In your truthfulness, you have called the world ‘very good.’
In your truthfulness, you have promised,
‘I have loved you with an everlasting love.’
In your truthfulness, you have assured,
‘This is my beloved Son.’
In your truthfulness, you have voiced, ‘Fear not, I am with you.’
In your truthfulness, you have guaranteed that
‘Nothing shall separate us from your love
in Jesus Christ.’
It is your truthfulness that we love.
And yet, we live in a world phoney down deep
in which we participate at a slant.
Ours is a seduced world,
where we call evil good and good evil,
where we put darkness for light and light for darkness,
where we call bitter sweet and sweet bitter (Isa 5:20),
where we call war peace and peace war,
so that we rarely see the truth of the matter.
Give us courage to depart the pretend world of euphemism,
to call things by their right name,
to use things for their right use,
to love our neighbour as you love us.
Overwhelm our fearful need to distort,
that we may fall back into your truth-telling about us,
that we may be tellers of truth and practitioners of truth.
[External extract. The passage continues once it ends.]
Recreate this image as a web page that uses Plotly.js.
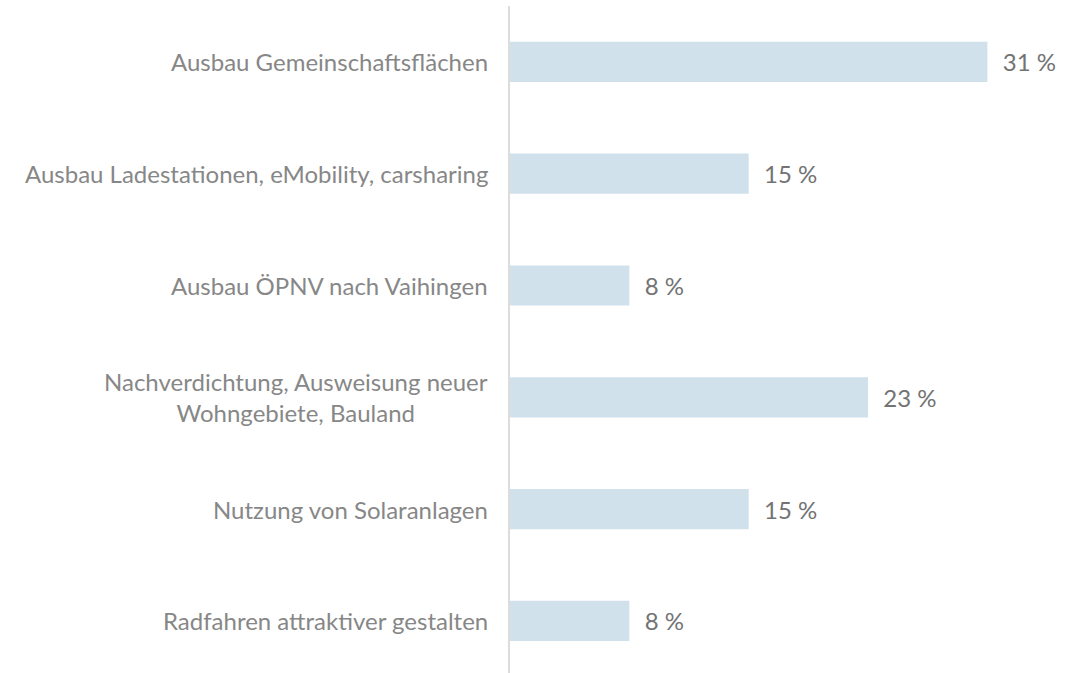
<!DOCTYPE html>
<html>
<head>
<meta charset="utf-8">
<script src="https://cdn.plot.ly/plotly-3.0.1.min.js"></script>
<style>
html,body{margin:0;padding:0;background:#fff;overflow:hidden;}
#chart{width:1086px;height:673px;}
</style>
</head>
<body>
<div id="chart"></div>
<script>
const categories = [
  "Ausbau Gemeinschaftsflächen",
  "Ausbau Ladestationen, eMobility, carsharing",
  "Ausbau ÖPNV nach Vaihingen",
  "Nachverdichtung, Ausweisung neuer<br>Wohngebiete, Bauland",
  "Nutzung von Solaranlagen",
  "Radfahren attraktiver gestalten"
];
const values = [30.8, 15.4, 7.7, 23.1, 15.4, 7.7];
const valueLabels = ["31 %", "15 %", "8 %", "23 %", "15 %", "8 %"];

const catIdx = categories.map((c, i) => i);

const trace = {
  type: 'bar',
  orientation: 'h',
  x: values,
  y: catIdx,
  width: 0.36,
  marker: {color: '#d1e1ec'},
  text: valueLabels.map(t => '\u00a0\u00a0' + t),
  textposition: 'outside',
  textfont: {family: 'Lato', size: 24, color: '#737373'},
  cliponaxis: false,
  hoverinfo: 'none'
};

const annotations = categories.map((c, i) => ({
  xref: 'paper', yref: 'y',
  x: 0, y: i,
  xanchor: 'right', yanchor: 'middle',
  xshift: -20,
  text: c,
  align: 'center',
  showarrow: false,
  font: {family: 'Lato', size: 24, color: '#878787'}
}));

const layout = {
  width: 1086, height: 673,
  margin: {l: 510, r: 0, t: 6, b: 0, pad: 0},
  paper_bgcolor: '#fff', plot_bgcolor: '#fff',
  showlegend: false,
  xaxis: {range: [0, 37.16], showgrid: false, zeroline: false, showticklabels: false, showline: false, ticks: ''},
  yaxis: {range: [5.466, -0.5], showgrid: false, zeroline: false, showticklabels: false, ticks: '',
          showline: true, linecolor: '#dcdcdc', linewidth: 2},
  annotations: annotations
};

Plotly.newPlot('chart', [trace], layout, {displayModeBar: false, staticPlot: true});
</script>
</body>
</html>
We pray in the name of the One whom you have filled
with ‘grace and truth.’ Amen.
Walter Brueggemann: On reading Jeremiah 23 / October 29, 2001
In The Prophetic Imagination Walter Brueggemann declares:
‘the task of prophetic ministry is to nurture, nourish, and evoke a consciousness and perception alternative to the consciousness and perception of the dominant culture around us’.
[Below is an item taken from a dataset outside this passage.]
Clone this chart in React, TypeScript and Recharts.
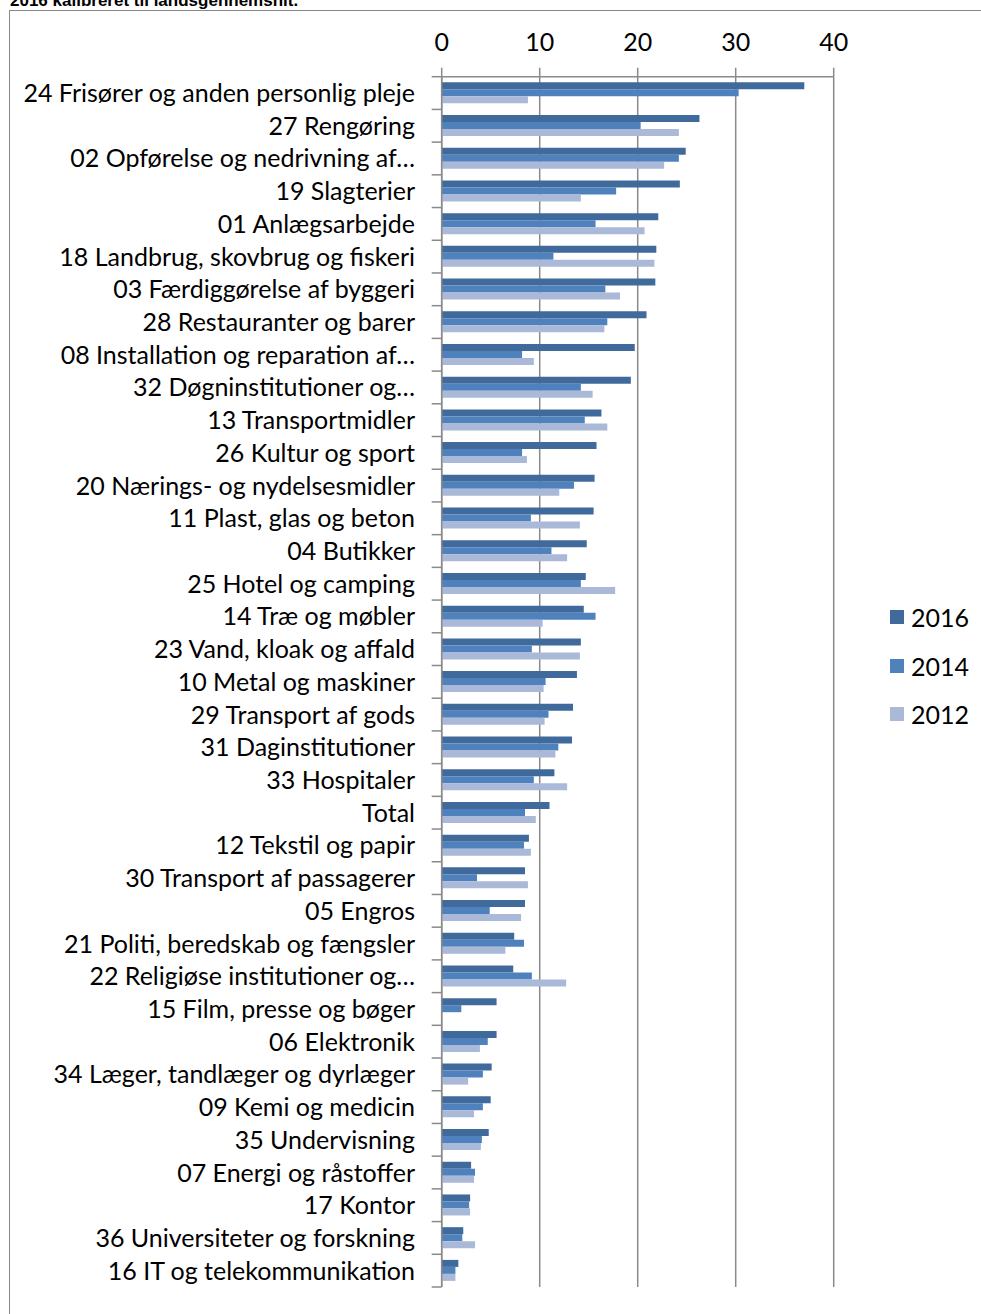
import React from 'react';
import { BarChart, Bar, XAxis, YAxis, CartesianGrid } from 'recharts';

const categories = [
  '24 Frisører og anden personlig pleje',
  '27 Rengøring',
  '02 Opførelse og nedrivning af…',
  '19 Slagterier',
  '01 Anlægsarbejde',
  '18 Landbrug, skovbrug og fiskeri',
  '03 Færdiggørelse af byggeri',
  '28 Restauranter og barer',
  '08 Installation og reparation af…',
  '32 Døgninstitutioner og…',
  '13 Transportmidler',
  '26 Kultur og sport',
  '20 Nærings- og nydelsesmidler',
  '11 Plast, glas og beton',
  '04 Butikker',
  '25 Hotel og camping',
  '14 Træ og møbler',
  '23 Vand, kloak og affald',
  '10 Metal og maskiner',
  '29 Transport af gods',
  '31 Daginstitutioner',
  '33 Hospitaler',
  'Total',
  '12 Tekstil og papir',
  '30 Transport af passagerer',
  '05 Engros',
  '21 Politi, beredskab og fængsler',
  '22 Religiøse institutioner og…',
  '15 Film, presse og bøger',
  '06 Elektronik',
  '34 Læger, tandlæger og dyrlæger',
  '09 Kemi og medicin',
  '35 Undervisning',
  '07 Energi og råstoffer',
  '17 Kontor',
  '36 Universiteter og forskning',
  '16 IT og telekommunikation',
];

const values2016 = [37.0, 26.3, 24.9, 24.3, 22.1, 21.9, 21.8, 20.9, 19.7, 19.3, 16.3, 15.8, 15.6, 15.5, 14.8, 14.7, 14.5, 14.2, 13.8, 13.4, 13.3, 11.5, 11.0, 8.9, 8.5, 8.5, 7.4, 7.3, 5.6, 5.6, 5.1, 5.0, 4.8, 3.0, 2.9, 2.2, 1.7];
const values2014 = [30.3, 20.3, 24.2, 17.8, 15.7, 11.4, 16.7, 16.9, 8.2, 14.2, 14.6, 8.2, 13.5, 9.1, 11.2, 14.2, 15.7, 9.2, 10.6, 10.9, 11.9, 9.4, 8.5, 8.4, 3.6, 4.9, 8.4, 9.2, 2.0, 4.7, 4.2, 4.2, 4.1, 3.4, 2.8, 2.1, 1.4];
const values2012 = [8.8, 24.2, 22.7, 14.2, 20.7, 21.7, 18.2, 16.6, 9.4, 15.4, 16.9, 8.7, 12.0, 14.1, 12.8, 17.7, 10.3, 14.1, 10.4, 10.5, 11.6, 12.8, 9.6, 9.1, 8.8, 8.1, 6.5, 12.7, 0, 3.9, 2.7, 3.3, 4.0, 3.3, 2.9, 3.4, 1.4];

const xTicks = [0, 10, 20, 30, 40];
const seriesNames = ['2016', '2014', '2012'];
const seriesColors = ['#406A9C', '#4F81BD', '#AAB9D8'];
const titleText = '2016 kalibreret til landsgennemsnit.';

const data = categories.map((name, i) => ({
  name,
  '2016': values2016[i],
  '2014': values2014[i],
  '2012': values2012[i],
}));

const W = 981;
const H = 1314;
const PLOT_TOP = 76.7;
const PLOT_BOTTOM = 1287;
const PLOT_LEFT = 441.7;
const PLOT_RIGHT = 833.7;
const X_AXIS_H = 40;
const Y_TICK = 10;
const Y_TICK_MARGIN = 16.7;
const BAND = (PLOT_BOTTOM - PLOT_TOP) / categories.length;
const GRID = '#8a8a8a';
const FONT = 'Lato, "Open Sans", sans-serif';
const FS = 25;

const YTick = (props: any) => {
  const { x, y, payload, index } = props;
  const axisX = x + Y_TICK + Y_TICK_MARGIN;
  return (
    <g>
      <line x1={axisX - Y_TICK} x2={axisX} y1={y - BAND / 2} y2={y - BAND / 2} stroke={GRID} strokeWidth={1.5} />
      {index === categories.length - 1 && (
        <line x1={axisX - Y_TICK} x2={axisX} y1={y + BAND / 2} y2={y + BAND / 2} stroke={GRID} strokeWidth={1.5} />
      )}
      <text x={x} y={y} dy="0.36em" textAnchor="end" fontFamily={FONT} fontSize={FS} fill="#000">
        {payload.value}
      </text>
    </g>
  );
};

export default function App() {
  return (
    <div style={{ position: 'absolute', left: 0, top: 0, width: W, height: H, overflow: 'hidden', background: '#fff' }}>
      <div style={{ position: 'absolute', left: 9, top: 10, width: 1100, height: 1400, border: '1.5px solid #888', boxSizing: 'border-box' }} />
      <svg style={{ position: 'absolute', left: 0, top: 0 }} width={W} height={20}>
        <text x={10} y={5.5} fontFamily='"Liberation Sans", Arial, sans-serif' fontWeight="bold" fontSize={17} fill="#000">
          {titleText}
        </text>
      </svg>
      <div style={{ position: 'absolute', left: 0, top: 0 }}>
        <BarChart
          width={W}
          height={H}
          data={data}
          layout="vertical"
          margin={{ top: PLOT_TOP - X_AXIS_H, bottom: H - PLOT_BOTTOM, left: 0, right: W - PLOT_RIGHT }}
          barCategoryGap={5.6}
          barGap={0}
        >
          <CartesianGrid horizontal={false} vertical stroke={GRID} strokeWidth={1.5} />
          <XAxis
            type="number"
            orientation="top"
            domain={[0, 40]}
            ticks={xTicks}
            height={X_AXIS_H}
            tickSize={9}
            tickMargin={16.7}
            axisLine={{ stroke: GRID, strokeWidth: 1.5 }}
            tickLine={{ stroke: GRID, strokeWidth: 1.5 }}
            tick={{ fontFamily: FONT, fontSize: FS, fill: '#000' }}
            interval={0}
          />
          <YAxis
            type="category"
            dataKey="name"
            width={PLOT_LEFT}
            tickSize={Y_TICK}
            tickMargin={Y_TICK_MARGIN}
            tickLine={false}
            axisLine={{ stroke: GRID, strokeWidth: 1.5 }}
            tick={<YTick />}
            interval={0}
          />
          {seriesNames.map((s, i) => (
            <Bar key={s} dataKey={s} fill={seriesColors[i]} isAnimationActive={false} />
          ))}
        </BarChart>
      </div>
      <div style={{ position: 'absolute', left: 890, top: 593, fontFamily: FONT, fontSize: FS, color: '#000' }}>
        {seriesNames.map((s, i) => (
          <div key={s} style={{ display: 'flex', alignItems: 'center', height: 48.5 }}>
            <span style={{ display: 'inline-block', width: 14, height: 14, background: seriesColors[i], marginRight: 7 }} />
            <span>{s}</span>
          </div>
        ))}
      </div>
    </div>
  );
}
Brueggemann explores the patterns of prophecy in the Old Testament in order to inspire and challenge the church to engage in such ministry today. The teacher is also the practitioner and this prayer from Awed to Heaven, Rooted in Earth is a powerful example of Brueggemann’s prophetic sensitivity to contemporary culture. There is beauty and goodness in our culture, though one would be hard pressed to recognise this from the picture mediated to us through the press and broadcast industry. Yet, there is also a sense that we live in an age where we no longer know what is true and what is false and where public policy and private judgement are dictated by what is perceived to be popular and what we can get away with.
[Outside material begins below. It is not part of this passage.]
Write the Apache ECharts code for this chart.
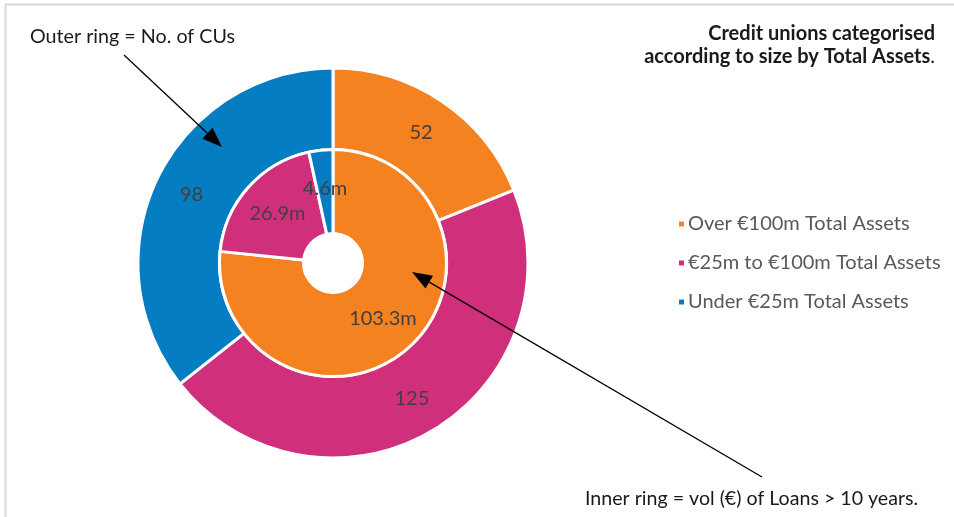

Brueggemann calls us to re-orientate ourselves and our society around the One who is truth, the One who can be trusted. The prayer suggests that our flight to the ‘pretend world of euphemism’ is driven by fear and fear does seem to be a dominant feature of our culture. Politicians react to the agenda set by the media, guided by the Daily Mail test rather than by conviction and increasingly terrified of rejection. The press, pandering to the cynicism of a public which they have engendered, publish what they think sells; driven by the need to maintain or increase circulation figures in an era of diminishing returns. Broadcasters abandon the calling to produce what informs, educates and entertains, for fear that viewers and listeners will abandon what does not offer instant gratification.
Ours is a Seduced World is a prophetic call to hear the truth about ourselves and so be released to speak and embody truth, not in a spirit of judgementalism but in the conviction that ‘the truth shall set you free’.
1 comment:
I was doing a search on this poem by Walter Brueggemann and happened across your blog. Thank you for your post.
I'm a on and off again seminarian at Fuller Seminary in Pasadena, CA. My day job is as an IT professional but this stuff feeds me...and reminds me that someday I will leave IT behind for a new calling.